The bill’s requirements would apply to foreign as well as domestic manufacturers. For foreign manufacturers, the FDA submission would include the name, street address, telephone number, emergency contact information, name of the U.S. agent for the facility, and, if available, the electronic contact information of the U.S. agent. To fund these new oversight activities, the bill would authorise the FDA to collect user fees from personal care product manufacturers similar to what is done for pharmaceuticals and medical devices.

The two lawmakers introduced a similar bill in May 2017 that attracted 15 other co-sponsors in the Senate. However, no action was taken after its referral to the Health, Education, Labor, and Pensions Committee. The new bill differs in certain respects from the older version. For example, instead of assessing fees on firms with US$2 million in average gross annual sales for the preceding three-year period it sets the level at a much more sizable US$10 million. The previous version of the bill had a section on alternatives to animal testing that would have directed the FDA to take a number of specific actions to encourage a reduction in the use of animals for product testing, but the new version includes much vaguer “sense of Congress” language. 

Language on coal tar usage was also changed in the 2019 version of the legislation. It now states that if the FDA reviews a coal tar ingredient found in hair dye and makes a safety determination under section 607(d) for such ingredient, the determination must include consideration for the safe use of such ingredient through appropriate conditions of use, which may include a specific label requirement, specified concentration limits or other such conditions of use determined by the FDA, including a finding of not safe under any conditions if appropriate.
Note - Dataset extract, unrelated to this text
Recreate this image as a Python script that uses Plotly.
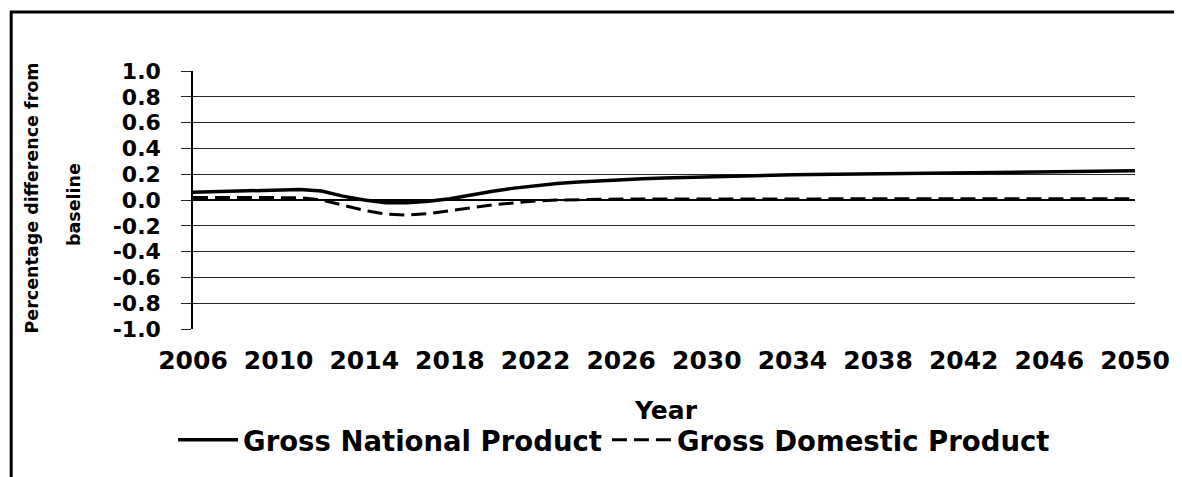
import plotly.graph_objects as go

years = list(range(2006, 2051))
gnp = [0.060, 0.065, 0.070, 0.075, 0.078, 0.082, 0.070, 0.030, 0.000, -0.022,
       -0.022, -0.010, 0.010, 0.040, 0.068, 0.092, 0.112, 0.128, 0.140, 0.150,
       0.158, 0.165, 0.170, 0.175, 0.180, 0.185, 0.188, 0.192, 0.195, 0.198,
       0.200, 0.202, 0.204, 0.206, 0.208, 0.210, 0.212, 0.214, 0.216, 0.218,
       0.220, 0.222, 0.223, 0.225, 0.226]
gdp = [0.020, 0.020, 0.020, 0.020, 0.020, 0.018, 0.000, -0.040, -0.080, -0.110,
       -0.117, -0.105, -0.085, -0.060, -0.037, -0.020, -0.008, 0.000, 0.004, 0.006,
       0.008, 0.008, 0.008, 0.008, 0.009, 0.009, 0.009, 0.009, 0.009, 0.009,
       0.010, 0.010, 0.010, 0.010, 0.010, 0.010, 0.010, 0.010, 0.010, 0.010,
       0.010, 0.010, 0.010, 0.010, 0.010]
x_ticks = list(range(2006, 2051, 4))
y_ticks = [1.0, 0.8, 0.6, 0.4, 0.2, 0.0, -0.2, -0.4, -0.6, -0.8, -1.0]
y_labels = ["%.1f" % v for v in y_ticks]

FONT = "DejaVu Sans"

fig = go.Figure()
fig.add_trace(go.Scatter(x=years, y=gnp, mode="lines", name="Gross National Product",
                         line=dict(color="black", width=3.5)))
fig.add_trace(go.Scatter(x=years, y=gdp, mode="lines", name="Gross Domestic Product",
                         line=dict(color="black", width=3, dash="15px,7px")))

fig.update_layout(
    width=1174, height=469,
    margin=dict(l=185, r=38, t=63, b=148),
    paper_bgcolor="white", plot_bgcolor="white",
    font=dict(family=FONT, color="black", weight="bold"),
    showlegend=True,
    legend=dict(orientation="h", x=0.447, xanchor="center", y=-0.43, yanchor="middle",
                font=dict(size=27.5, family=FONT, weight="bold"), itemwidth=60,
                bgcolor="rgba(0,0,0,0)"),
    xaxis=dict(range=[2006, 2050], tickvals=x_ticks, ticktext=[str(v) for v in x_ticks],
               showgrid=False, zeroline=False, showline=False, ticks="",
               tickfont=dict(size=25, family=FONT, weight="bold"),
               ticklabelstandoff=14),
    yaxis=dict(range=[-1, 1], tickvals=y_ticks, ticktext=y_labels,
               showgrid=True, gridcolor="#262626", gridwidth=1.2,
               zeroline=True, zerolinecolor="black", zerolinewidth=2,
               showline=True, linecolor="black", linewidth=1.5,
               ticks="outside", ticklen=10, tickcolor="#262626", tickwidth=1.2,
               tickfont=dict(size=22, family=FONT, weight="bold"),
               ticklabelstandoff=16),
    annotations=[
        dict(text="Percentage difference from", textangle=-90, xref="paper", yref="paper",
             x=-0.1714, y=0.5078, showarrow=False, xanchor="center", yanchor="middle",
             font=dict(size=17.5, family=FONT, weight="bold")),
        dict(text="baseline", textangle=-90, xref="paper", yref="paper",
             x=-0.1262, y=0.4806, showarrow=False, xanchor="center", yanchor="middle",
             font=dict(size=17.5, family=FONT, weight="bold")),
        dict(text="Year", xref="paper", yref="paper", x=0.5016, y=-0.314,
             showarrow=False, xanchor="center", yanchor="middle",
             font=dict(size=25, family=FONT, weight="bold")),
    ],
    shapes=[
        dict(type="rect", xref="paper", yref="paper", x0=-0.1930, x1=1.06, y0=-0.65, y1=1.2287,
             line=dict(color="black", width=3), fillcolor="rgba(0,0,0,0)", layer="above"),
    ],
)

fig.write_html("out.html")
While companion legislation had not been introduced in the House of Representatives as of 12 March, Rep. Jan Schakowsky (Democrat-Illinois) did introduce a competing and much tougher bill in September 2018. That bill was supported by The Campaign for Safe Cosmetics, an umbrella coalition of groups with a focus on perceived risks of chemicals used in cosmetics, because it would have immediately banned numerous chemicals that are ostensibly toxic and would have directed the FDA to assess the safety of 300 cosmetic ingredients within two years.